Tim Schafer wants more video games to make you laugh. The legendary designer behind Grim Fandango and Day of the Tentacle thinks comedy is necessary and not enough games are doing it right. Or even trying.
Speaking to some two hundred people at the NYU Game Center Thursday night, Schafer shared his thoughts on the current state of the gaming industry, discussing the nature of adventure games, his personal favorite titles, and that one important tool that many developers fail to use: humor.
If you go and ask a game development team why they're not making funny games, the Psychonauts creator said, half-joking, they'd say it's because nobody's made one that sold very much. "Comedy's really scary," he said. But it's also really necessary.
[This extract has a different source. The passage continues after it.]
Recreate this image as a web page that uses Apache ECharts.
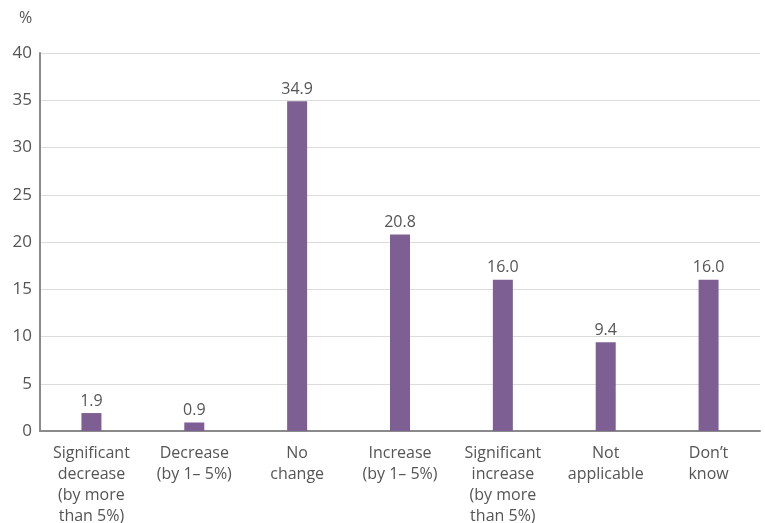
<!DOCTYPE html>
<html>
<head>
<meta charset="utf-8">
<script src="https://cdn.jsdelivr.net/npm/echarts@6/dist/echarts.min.js"></script>
<style>
  html, body { margin: 0; padding: 0; background: #fff; }
  #chart { width: 765px; height: 523px; }
</style>
</head>
<body>
<div id="chart"></div>
<script>
// Share of responses per expected change
const categories = [
  'Significant\ndecrease\n(by more\nthan 5%)',
  'Decrease\n(by 1\u2013 5%)',
  'No\nchange',
  'Increase\n(by 1\u2013 5%)',
  'Significant\nincrease\n(by more\nthan 5%)',
  'Not\napplicable',
  'Don\u2019t\nknow'
];
const values = [1.9, 0.9, 34.9, 20.8, 16.0, 9.4, 16.0];
const yTicks = { min: 0, max: 40, interval: 5 };

const FONT = '"Open Sans", sans-serif';
const TEXT = '#555';

const chart = echarts.init(document.getElementById('chart'), null, { renderer: 'canvas' });
chart.setOption({
  animation: false,
  textStyle: { fontFamily: FONT },
  grid: {
    left: 40, right: 5, top: 53, bottom: 92,
    containLabel: false, outerBoundsMode: 'none'
  },
  graphic: [{
    type: 'text', left: 19, top: 10,
    style: { text: '%', font: '16px ' + FONT, fill: TEXT }
  }],
  xAxis: {
    type: 'category',
    data: categories,
    axisLine: { lineStyle: { color: '#8a8a8a', width: 2 } },
    axisTick: { show: false },
    axisLabel: {
      interval: 0, color: TEXT, fontSize: 16, lineHeight: 21,
      fontFamily: FONT, margin: 12
    }
  },
  yAxis: {
    type: 'value',
    min: yTicks.min, max: yTicks.max, interval: yTicks.interval,
    axisLine: { show: true, lineStyle: { color: '#8a8a8a', width: 2 } },
    axisTick: { show: false },
    splitLine: { lineStyle: { color: '#dcdcdc', width: 1 } },
    axisLabel: { color: TEXT, fontSize: 17, fontFamily: FONT, margin: 8 }
  },
  series: [{
    type: 'bar',
    data: values,
    barWidth: 20,
    itemStyle: { color: '#7e5f94' },
    label: {
      show: true, position: 'top', distance: 4,
      color: TEXT, fontSize: 16, fontFamily: FONT,
      formatter: p => p.value.toFixed(1)
    }
  }]
});
</script>
</body>
</html>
"If the game is not funny, you're missing something," Schafer said, telling the crowd how he used comedy as a tool to solve problems in The Secret of Monkey Island. While working as a programmer/writer for developer Lucasfilm, Schafer was tasked with writing the scene where protagonist Guybrush Threepwood and Governor Elaine Marley meet on the beach and fall in love. In five lines.
"You can't write a serious scene that has a pirate and a governor fall in love in five lines," Schafer said. "Humor is a tool to cover up the fact that this is not a solvable problem."
So he wrote the scene as if it were a joke, peppering the dialogue with terms like "honey pumpkin" and "plunder bunny." Without that humor, it wouldn't have worked. But by playing it up to absurd proportions, Schafer was able to throw logic under the rug and leave players laughing instead of scratching their heads.
Schafer, who has made headlines recently for his monumentally successful bout with crowdfunding site Kickstarter, didn't give any specifics on his new $3.4 million point-and-click adventure game, though he did assure the crowd that it will be in 2D (because it's cheaper). He promised that it would be true to the nature of adventure games, as nostalgic Kickstarter backers might demand. But it will also have new ideas, he added—because "people like to be surprised."